*TO BE DONE*:
Beginning with the first line of the data below, extract each line up to and including the one containing "const volTicks = [1, 2, 3, 4, 5];". Copy them exactly and add nothing.
----
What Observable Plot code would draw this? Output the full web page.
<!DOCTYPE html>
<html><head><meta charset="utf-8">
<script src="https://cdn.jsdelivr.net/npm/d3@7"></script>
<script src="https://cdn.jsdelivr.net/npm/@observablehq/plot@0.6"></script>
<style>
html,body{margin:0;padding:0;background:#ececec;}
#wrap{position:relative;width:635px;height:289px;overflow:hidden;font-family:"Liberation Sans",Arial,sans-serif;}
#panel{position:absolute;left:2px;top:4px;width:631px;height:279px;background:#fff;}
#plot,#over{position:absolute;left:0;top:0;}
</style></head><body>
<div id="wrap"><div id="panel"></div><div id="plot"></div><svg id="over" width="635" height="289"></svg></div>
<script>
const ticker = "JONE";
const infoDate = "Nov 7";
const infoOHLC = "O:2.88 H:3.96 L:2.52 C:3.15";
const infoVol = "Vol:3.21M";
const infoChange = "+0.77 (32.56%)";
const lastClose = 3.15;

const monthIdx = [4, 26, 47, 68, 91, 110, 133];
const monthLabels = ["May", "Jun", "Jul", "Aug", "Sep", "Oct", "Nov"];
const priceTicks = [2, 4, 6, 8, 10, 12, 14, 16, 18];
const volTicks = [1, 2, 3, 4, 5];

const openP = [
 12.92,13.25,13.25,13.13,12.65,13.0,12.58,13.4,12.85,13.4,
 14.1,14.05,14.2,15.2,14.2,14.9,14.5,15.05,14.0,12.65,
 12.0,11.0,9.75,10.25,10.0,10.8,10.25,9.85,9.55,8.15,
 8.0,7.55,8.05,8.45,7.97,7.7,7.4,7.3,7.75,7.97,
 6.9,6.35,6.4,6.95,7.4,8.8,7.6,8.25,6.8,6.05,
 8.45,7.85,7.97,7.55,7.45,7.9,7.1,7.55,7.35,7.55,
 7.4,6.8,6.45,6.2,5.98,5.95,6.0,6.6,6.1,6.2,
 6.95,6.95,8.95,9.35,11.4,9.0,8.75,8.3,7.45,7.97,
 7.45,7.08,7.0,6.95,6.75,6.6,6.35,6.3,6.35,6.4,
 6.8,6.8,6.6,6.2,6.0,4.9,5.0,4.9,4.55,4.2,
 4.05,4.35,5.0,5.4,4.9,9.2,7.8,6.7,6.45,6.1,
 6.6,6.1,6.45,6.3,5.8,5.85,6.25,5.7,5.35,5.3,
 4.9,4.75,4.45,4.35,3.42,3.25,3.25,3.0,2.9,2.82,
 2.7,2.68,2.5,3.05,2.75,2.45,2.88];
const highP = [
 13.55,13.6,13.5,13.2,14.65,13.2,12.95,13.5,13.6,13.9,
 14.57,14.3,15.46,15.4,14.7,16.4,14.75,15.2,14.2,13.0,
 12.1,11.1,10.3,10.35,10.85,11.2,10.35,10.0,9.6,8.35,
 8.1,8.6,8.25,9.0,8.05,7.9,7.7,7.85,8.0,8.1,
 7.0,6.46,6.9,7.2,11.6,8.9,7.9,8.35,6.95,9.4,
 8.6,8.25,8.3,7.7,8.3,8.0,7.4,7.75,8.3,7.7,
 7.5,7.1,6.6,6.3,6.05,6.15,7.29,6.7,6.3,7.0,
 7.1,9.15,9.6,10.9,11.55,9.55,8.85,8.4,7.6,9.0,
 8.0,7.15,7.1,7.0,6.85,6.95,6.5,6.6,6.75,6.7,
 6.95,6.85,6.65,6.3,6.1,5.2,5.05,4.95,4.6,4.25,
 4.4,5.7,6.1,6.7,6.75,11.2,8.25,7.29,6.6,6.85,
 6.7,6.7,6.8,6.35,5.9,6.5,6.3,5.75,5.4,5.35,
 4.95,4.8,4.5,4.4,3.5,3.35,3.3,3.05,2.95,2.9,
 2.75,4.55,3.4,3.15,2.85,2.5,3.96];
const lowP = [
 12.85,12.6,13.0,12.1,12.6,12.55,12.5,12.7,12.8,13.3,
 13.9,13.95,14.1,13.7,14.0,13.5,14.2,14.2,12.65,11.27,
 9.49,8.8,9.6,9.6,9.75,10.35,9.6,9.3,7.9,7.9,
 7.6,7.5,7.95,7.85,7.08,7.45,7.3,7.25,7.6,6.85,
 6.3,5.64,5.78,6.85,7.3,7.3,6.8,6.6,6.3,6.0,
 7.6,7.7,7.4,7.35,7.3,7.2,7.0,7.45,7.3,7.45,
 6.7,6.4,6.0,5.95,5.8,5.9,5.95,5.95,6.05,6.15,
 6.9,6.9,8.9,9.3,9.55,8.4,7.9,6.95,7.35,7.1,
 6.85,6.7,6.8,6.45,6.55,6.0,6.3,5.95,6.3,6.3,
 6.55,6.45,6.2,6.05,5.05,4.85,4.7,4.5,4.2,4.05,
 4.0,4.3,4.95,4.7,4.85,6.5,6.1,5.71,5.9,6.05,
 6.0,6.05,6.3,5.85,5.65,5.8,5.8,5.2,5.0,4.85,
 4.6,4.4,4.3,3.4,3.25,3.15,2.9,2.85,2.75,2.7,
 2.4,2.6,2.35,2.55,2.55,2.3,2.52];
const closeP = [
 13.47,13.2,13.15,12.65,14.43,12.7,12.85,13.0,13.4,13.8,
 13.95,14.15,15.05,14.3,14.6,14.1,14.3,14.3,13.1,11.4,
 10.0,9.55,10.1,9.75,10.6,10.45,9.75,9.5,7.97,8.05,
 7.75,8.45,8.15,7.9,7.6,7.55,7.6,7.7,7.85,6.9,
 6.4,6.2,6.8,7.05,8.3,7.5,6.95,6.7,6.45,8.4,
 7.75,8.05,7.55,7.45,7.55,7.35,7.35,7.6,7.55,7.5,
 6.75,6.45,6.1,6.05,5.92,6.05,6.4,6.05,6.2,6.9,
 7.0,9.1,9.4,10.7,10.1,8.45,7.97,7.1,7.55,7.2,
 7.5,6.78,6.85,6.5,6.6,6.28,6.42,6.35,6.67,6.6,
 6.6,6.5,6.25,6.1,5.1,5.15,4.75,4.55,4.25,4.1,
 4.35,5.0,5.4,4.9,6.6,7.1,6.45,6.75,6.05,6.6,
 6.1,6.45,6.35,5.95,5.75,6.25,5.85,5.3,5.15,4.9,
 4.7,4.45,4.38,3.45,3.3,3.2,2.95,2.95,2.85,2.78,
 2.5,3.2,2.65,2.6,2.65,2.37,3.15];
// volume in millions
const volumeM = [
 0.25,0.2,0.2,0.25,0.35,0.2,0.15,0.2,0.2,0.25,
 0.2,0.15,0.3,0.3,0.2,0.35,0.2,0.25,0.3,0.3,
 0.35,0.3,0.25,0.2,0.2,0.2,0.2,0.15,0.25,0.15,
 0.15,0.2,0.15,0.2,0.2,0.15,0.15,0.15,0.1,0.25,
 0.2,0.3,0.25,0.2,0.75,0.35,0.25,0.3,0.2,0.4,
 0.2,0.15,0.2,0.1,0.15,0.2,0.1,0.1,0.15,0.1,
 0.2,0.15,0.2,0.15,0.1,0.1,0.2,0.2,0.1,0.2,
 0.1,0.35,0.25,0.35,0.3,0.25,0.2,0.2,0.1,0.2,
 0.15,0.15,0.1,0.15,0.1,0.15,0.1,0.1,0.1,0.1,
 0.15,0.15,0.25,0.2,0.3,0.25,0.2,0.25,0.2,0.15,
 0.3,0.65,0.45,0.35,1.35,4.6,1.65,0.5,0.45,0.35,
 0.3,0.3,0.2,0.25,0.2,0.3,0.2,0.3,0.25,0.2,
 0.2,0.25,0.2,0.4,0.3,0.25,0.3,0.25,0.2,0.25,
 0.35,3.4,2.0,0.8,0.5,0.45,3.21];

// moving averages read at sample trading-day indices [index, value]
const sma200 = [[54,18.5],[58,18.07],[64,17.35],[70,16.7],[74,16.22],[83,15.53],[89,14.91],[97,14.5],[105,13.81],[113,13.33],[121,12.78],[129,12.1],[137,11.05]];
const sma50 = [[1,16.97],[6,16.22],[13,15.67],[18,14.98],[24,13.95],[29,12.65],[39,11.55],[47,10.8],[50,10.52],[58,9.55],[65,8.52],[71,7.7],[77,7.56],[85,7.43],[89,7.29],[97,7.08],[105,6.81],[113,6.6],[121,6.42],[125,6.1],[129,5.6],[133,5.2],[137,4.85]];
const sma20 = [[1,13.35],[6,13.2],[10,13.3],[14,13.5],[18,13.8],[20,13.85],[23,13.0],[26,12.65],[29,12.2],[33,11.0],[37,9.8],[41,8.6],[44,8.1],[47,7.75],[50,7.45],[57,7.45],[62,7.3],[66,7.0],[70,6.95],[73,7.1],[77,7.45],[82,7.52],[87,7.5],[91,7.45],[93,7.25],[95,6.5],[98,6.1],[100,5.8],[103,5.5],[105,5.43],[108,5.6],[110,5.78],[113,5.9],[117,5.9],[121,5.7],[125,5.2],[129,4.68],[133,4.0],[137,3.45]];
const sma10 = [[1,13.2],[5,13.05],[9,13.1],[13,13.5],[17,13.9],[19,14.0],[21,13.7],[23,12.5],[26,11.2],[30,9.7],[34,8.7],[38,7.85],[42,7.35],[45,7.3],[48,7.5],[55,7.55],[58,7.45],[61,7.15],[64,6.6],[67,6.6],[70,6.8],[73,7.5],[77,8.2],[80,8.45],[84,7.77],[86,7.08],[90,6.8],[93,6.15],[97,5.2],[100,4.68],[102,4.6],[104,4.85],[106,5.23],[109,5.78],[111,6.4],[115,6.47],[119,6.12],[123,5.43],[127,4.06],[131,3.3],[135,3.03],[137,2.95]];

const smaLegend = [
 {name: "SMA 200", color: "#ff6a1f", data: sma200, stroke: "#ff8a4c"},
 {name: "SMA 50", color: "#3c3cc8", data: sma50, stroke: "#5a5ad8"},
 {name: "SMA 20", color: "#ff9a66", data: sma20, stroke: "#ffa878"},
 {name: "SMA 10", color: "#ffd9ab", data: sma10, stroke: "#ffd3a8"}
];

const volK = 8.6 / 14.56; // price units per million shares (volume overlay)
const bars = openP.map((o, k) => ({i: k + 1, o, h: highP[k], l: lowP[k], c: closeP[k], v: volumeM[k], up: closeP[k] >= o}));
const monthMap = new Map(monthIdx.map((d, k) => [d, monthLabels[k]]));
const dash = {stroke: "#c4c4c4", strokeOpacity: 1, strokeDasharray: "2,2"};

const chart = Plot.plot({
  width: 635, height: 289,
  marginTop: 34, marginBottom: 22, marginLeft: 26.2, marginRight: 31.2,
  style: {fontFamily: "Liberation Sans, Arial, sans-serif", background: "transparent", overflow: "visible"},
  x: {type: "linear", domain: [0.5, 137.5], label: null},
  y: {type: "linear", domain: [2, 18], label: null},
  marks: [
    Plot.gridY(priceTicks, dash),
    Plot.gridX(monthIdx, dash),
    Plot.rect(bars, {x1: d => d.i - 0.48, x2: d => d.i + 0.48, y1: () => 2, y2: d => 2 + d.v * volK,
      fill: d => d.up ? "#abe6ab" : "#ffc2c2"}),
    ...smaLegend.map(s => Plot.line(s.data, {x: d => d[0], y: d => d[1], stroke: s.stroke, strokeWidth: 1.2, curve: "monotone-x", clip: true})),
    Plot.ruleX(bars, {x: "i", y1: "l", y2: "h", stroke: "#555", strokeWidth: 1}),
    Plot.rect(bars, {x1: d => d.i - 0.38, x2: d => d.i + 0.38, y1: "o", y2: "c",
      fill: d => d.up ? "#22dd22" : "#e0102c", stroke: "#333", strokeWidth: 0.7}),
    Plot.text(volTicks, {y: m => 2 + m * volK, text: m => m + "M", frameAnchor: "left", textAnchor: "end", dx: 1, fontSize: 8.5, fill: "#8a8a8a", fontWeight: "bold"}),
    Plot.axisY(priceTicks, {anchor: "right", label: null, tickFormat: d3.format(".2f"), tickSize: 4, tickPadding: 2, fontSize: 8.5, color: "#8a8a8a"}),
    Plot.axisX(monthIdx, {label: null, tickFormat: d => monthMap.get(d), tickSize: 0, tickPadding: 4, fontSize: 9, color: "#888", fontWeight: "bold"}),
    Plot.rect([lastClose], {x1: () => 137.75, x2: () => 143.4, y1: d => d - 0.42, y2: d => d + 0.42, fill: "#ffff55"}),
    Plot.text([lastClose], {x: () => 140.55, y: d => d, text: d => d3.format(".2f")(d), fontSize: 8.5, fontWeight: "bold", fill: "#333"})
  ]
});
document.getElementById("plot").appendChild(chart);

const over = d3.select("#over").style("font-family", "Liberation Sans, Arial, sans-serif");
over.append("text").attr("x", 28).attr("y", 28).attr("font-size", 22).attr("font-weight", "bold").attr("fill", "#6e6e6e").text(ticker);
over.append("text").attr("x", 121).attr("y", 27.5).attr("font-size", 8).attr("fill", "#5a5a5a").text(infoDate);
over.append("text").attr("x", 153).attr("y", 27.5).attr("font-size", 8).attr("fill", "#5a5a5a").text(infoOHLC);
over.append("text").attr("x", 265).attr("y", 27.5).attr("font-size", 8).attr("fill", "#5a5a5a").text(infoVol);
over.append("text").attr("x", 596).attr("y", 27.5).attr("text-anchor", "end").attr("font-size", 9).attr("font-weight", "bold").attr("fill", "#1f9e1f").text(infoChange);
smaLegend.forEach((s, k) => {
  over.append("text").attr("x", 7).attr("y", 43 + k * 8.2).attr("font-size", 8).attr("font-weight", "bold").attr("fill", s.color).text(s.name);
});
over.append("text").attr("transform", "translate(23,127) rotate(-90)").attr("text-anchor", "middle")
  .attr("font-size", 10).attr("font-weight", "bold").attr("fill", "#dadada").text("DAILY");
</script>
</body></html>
----
*ANSWER TO THIS TASK*:
What Observable Plot code would draw this? Output the full web page.
<!DOCTYPE html>
<html><head><meta charset="utf-8">
<script src="https://cdn.jsdelivr.net/npm/d3@7"></script>
<script src="https://cdn.jsdelivr.net/npm/@observablehq/plot@0.6"></script>
<style>
html,body{margin:0;padding:0;background:#ececec;}
#wrap{position:relative;width:635px;height:289px;overflow:hidden;font-family:"Liberation Sans",Arial,sans-serif;}
#panel{position:absolute;left:2px;top:4px;width:631px;height:279px;background:#fff;}
#plot,#over{position:absolute;left:0;top:0;}
</style></head><body>
<div id="wrap"><div id="panel"></div><div id="plot"></div><svg id="over" width="635" height="289"></svg></div>
<script>
const ticker = "JONE";
const infoDate = "Nov 7";
const infoOHLC = "O:2.88 H:3.96 L:2.52 C:3.15";
const infoVol = "Vol:3.21M";
const infoChange = "+0.77 (32.56%)";
const lastClose = 3.15;

const monthIdx = [4, 26, 47, 68, 91, 110, 133];
const monthLabels = ["May", "Jun", "Jul", "Aug", "Sep", "Oct", "Nov"];
const priceTicks = [2, 4, 6, 8, 10, 12, 14, 16, 18];
const volTicks = [1, 2, 3, 4, 5];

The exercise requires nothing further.